Menurut dia, untuk batu yang bagus, harganya beda dan lebih mahal.
Kondisi itu membuat penjualan batu kecubung menurun sekaligus mengakibatkan Catur "gulung tikar" dan akhirnya memutuskan banting setir ke properti.
Ternyata dunia properti bukanlah keahliannya. Dia merasa tak cocok menggeluti usaha tersebut.
“Sempat berjalan dua tahun di perumahan. Pada 2018 saya kembali main batu lagi,” ucap Catur.
Konsep faset ala berlian
Tak ingin gagal untuk kali ketiga, Catur kembali ke dunia asah batu dengan konsep dan ide baru, yakni faset atau cutting ala berlian.
Namun, untuk sampai ke sana, Catur harus memulainya dari nol, baik dari modal maupun kemampuan.
Catur menceritakan, kesempatan pertama untuk belajar faset muncul dari Pemerintah Kabupaten Ketapang.
Namun, kesempatan itu tak dapat diraihnya. Sebab, kuota peserta pelatihan terbatas.
“Ada pelatihan cutting, tapi yang ditunjuk abang saya. Kemudian abang saya mengajak temannya, bukan saya. Saya pikir ya sudahlah,” cerita Catur.

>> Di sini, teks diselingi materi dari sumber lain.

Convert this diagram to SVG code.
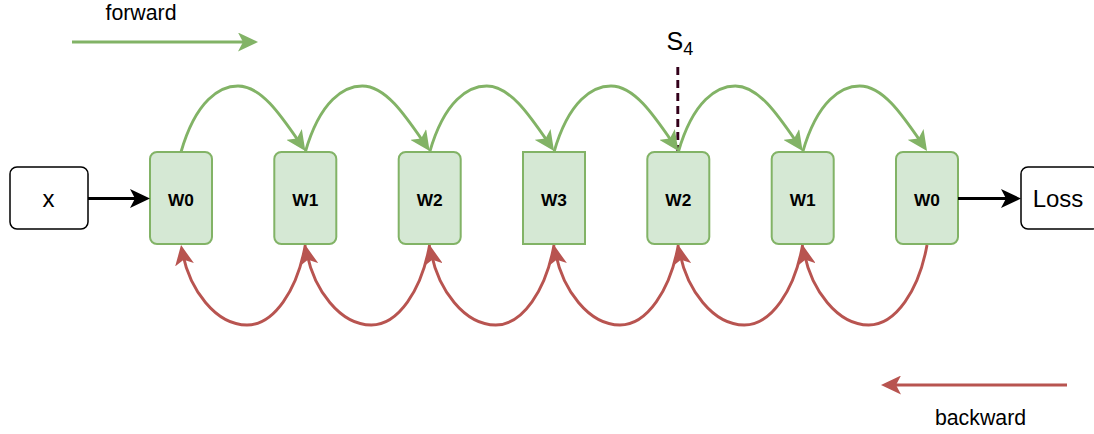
<svg xmlns="http://www.w3.org/2000/svg" width="1094" height="434" viewBox="0 0 1094 434">
  <style>
    .node rect { fill: #d5e8d4; stroke: #82b366; stroke-width: 2; }
    .box rect { fill: #ffffff; stroke: #000000; stroke-width: 1.5; }
    .wlabel { font-family: "Liberation Sans", Arial, sans-serif; font-weight: bold; font-size: 17.3px; text-anchor: middle; fill: #000; }
    .blabel { font-family: "Liberation Sans", Arial, sans-serif; font-size: 24px; text-anchor: middle; fill: #000; }
    .caption { font-family: "Liberation Sans", Arial, sans-serif; font-size: 21.3px; text-anchor: middle; fill: #000; }
    .fwd { fill: none; stroke: #82b366; stroke-width: 2.9; marker-end: url(#ah-green); }
    .bwd { fill: none; stroke: #b85450; stroke-width: 2.9; marker-end: url(#ah-red); }
    .blk { fill: none; stroke: #000000; stroke-width: 2.9; marker-end: url(#ah-black); }
  </style>
  <defs>
    <marker id="ah-green" viewBox="0 0 20 19" markerWidth="20" markerHeight="19" refX="15" refY="9.5" orient="auto" markerUnits="userSpaceOnUse">
      <path d="M0,0 L20,9.5 L0,19 L5,9.5 Z" fill="#82b366"/>
    </marker>
    <marker id="ah-red" viewBox="0 0 20 19" markerWidth="20" markerHeight="19" refX="15" refY="9.5" orient="auto" markerUnits="userSpaceOnUse">
      <path d="M0,0 L20,9.5 L0,19 L5,9.5 Z" fill="#b85450"/>
    </marker>
    <marker id="ah-black" viewBox="0 0 20 19" markerWidth="20" markerHeight="19" refX="15" refY="9.5" orient="auto" markerUnits="userSpaceOnUse">
      <path d="M0,0 L20,9.5 L0,19 L5,9.5 Z" fill="#000000"/>
    </marker>
  </defs>

  <!-- Legend -->
  <g id="legend-forward">
    <text class="caption" x="141" y="20">forward</text>
  </g>
  <g id="legend-backward">
    <text class="caption" x="980.5" y="425">backward</text>
  </g>

  <!-- S4 marker -->
  <g id="s4">
    <line x1="677.8" y1="67" x2="677.8" y2="152" stroke="#33001A" stroke-width="2.9" stroke-dasharray="8 5"/>
    <text x="666.5" y="50" font-family="Liberation Sans, Arial, sans-serif" font-size="25" fill="#000">S<tspan font-size="18" dy="5">4</tspan></text>
  </g>

  <!-- Nodes -->
  <g id="node-x" class="box">
    <rect x="10" y="167" width="78" height="62" rx="7"/>
    <text class="blabel" x="48.5" y="207">x</text>
  </g>
  <g id="node-w0a" class="node">
    <rect x="150" y="152" width="62" height="92" rx="7"/>
    <text class="wlabel" x="181" y="205.5">W0</text>
  </g>
  <g id="node-w1a" class="node">
    <rect x="274.3" y="152" width="62" height="92" rx="7"/>
    <text class="wlabel" x="305.3" y="205.5">W1</text>
  </g>
  <g id="node-w2a" class="node">
    <rect x="398.7" y="152" width="62" height="92" rx="7"/>
    <text class="wlabel" x="429.7" y="205.5">W2</text>
  </g>
  <g id="node-w3" class="node">
    <rect x="523" y="152" width="62" height="92"/>
    <text class="wlabel" x="554" y="205.5">W3</text>
  </g>
  <g id="node-w2b" class="node">
    <rect x="647.3" y="152" width="62" height="92" rx="7"/>
    <text class="wlabel" x="678.3" y="205.5">W2</text>
  </g>
  <g id="node-w1b" class="node">
    <rect x="771.7" y="152" width="62" height="92" rx="7"/>
    <text class="wlabel" x="802.7" y="205.5">W1</text>
  </g>
  <g id="node-w0b" class="node">
    <rect x="896" y="152" width="62" height="92" rx="7"/>
    <text class="wlabel" x="927" y="205.5">W0</text>
  </g>
  <g id="node-loss" class="box">
    <rect x="1021" y="167" width="78" height="62" rx="7"/>
    <text class="blabel" x="1058" y="207">Loss</text>
  </g>

  <!-- Connectors -->
  <g id="connectors">
    <path class="fwd" d="M72,42 L253,42"/>
    <path class="bwd" d="M1067,385 L886,385"/>
    <path class="blk" d="M88,198.5 L145,198.5"/>
    <path class="blk" d="M958,198.5 L1016,198.5"/>

    <path class="fwd" transform="translate(181,0)" d="M0,152 C15,100 39,86 57,86 C81,86 101,117 121.5,146.8"/>
    <path class="fwd" transform="translate(305.3,0)" d="M0,152 C15,100 39,86 57,86 C81,86 101,117 121.5,146.8"/>
    <path class="fwd" transform="translate(429.7,0)" d="M0,152 C15,100 39,86 57,86 C81,86 101,117 121.5,146.8"/>
    <path class="fwd" transform="translate(554,0)" d="M0,152 C15,100 39,86 57,86 C81,86 101,117 121.5,146.8"/>
    <path class="fwd" transform="translate(678.3,0)" d="M0,152 C15,100 39,86 57,86 C81,86 101,117 121.5,146.8"/>
    <path class="fwd" transform="translate(802.7,0)" d="M0,152 C15,100 39,86 57,86 C81,86 101,117 121.5,146.8"/>

    <path class="bwd" transform="translate(181,0)" d="M124.3,245 C116.3,290 93,325 66,325 C35,325 8,290 0.9,250"/>
    <path class="bwd" transform="translate(305.3,0)" d="M124.3,245 C116.3,290 93,325 66,325 C35,325 8,290 0.9,250"/>
    <path class="bwd" transform="translate(429.7,0)" d="M124.3,245 C116.3,290 93,325 66,325 C35,325 8,290 0.9,250"/>
    <path class="bwd" transform="translate(554,0)" d="M124.3,245 C116.3,290 93,325 66,325 C35,325 8,290 0.9,250"/>
    <path class="bwd" transform="translate(678.3,0)" d="M124.3,245 C116.3,290 93,325 66,325 C35,325 8,290 0.9,250"/>
    <path class="bwd" transform="translate(802.7,0)" d="M124.3,245 C116.3,290 93,325 66,325 C35,325 8,290 0.9,250"/>
  </g>
</svg>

Sejak saat itu, Catur mulai belajar faset secara otodidak dan sesekali minta diajarkan abangnya.
“Saya belajar sampai malam, tapi tidak juga bisa. Saya sempat kesal, tapi sekaligus jadi motivasi untuk terus belajar,” ungkap Catur.
Belajar dari orang luar negeri
Catur melanjutkan, setelah mencoba sendiri, tetapi tetap tidak bisa, dia tak patah arang.
Tetap berusaha dengan mengulik-ngulik di media sosial.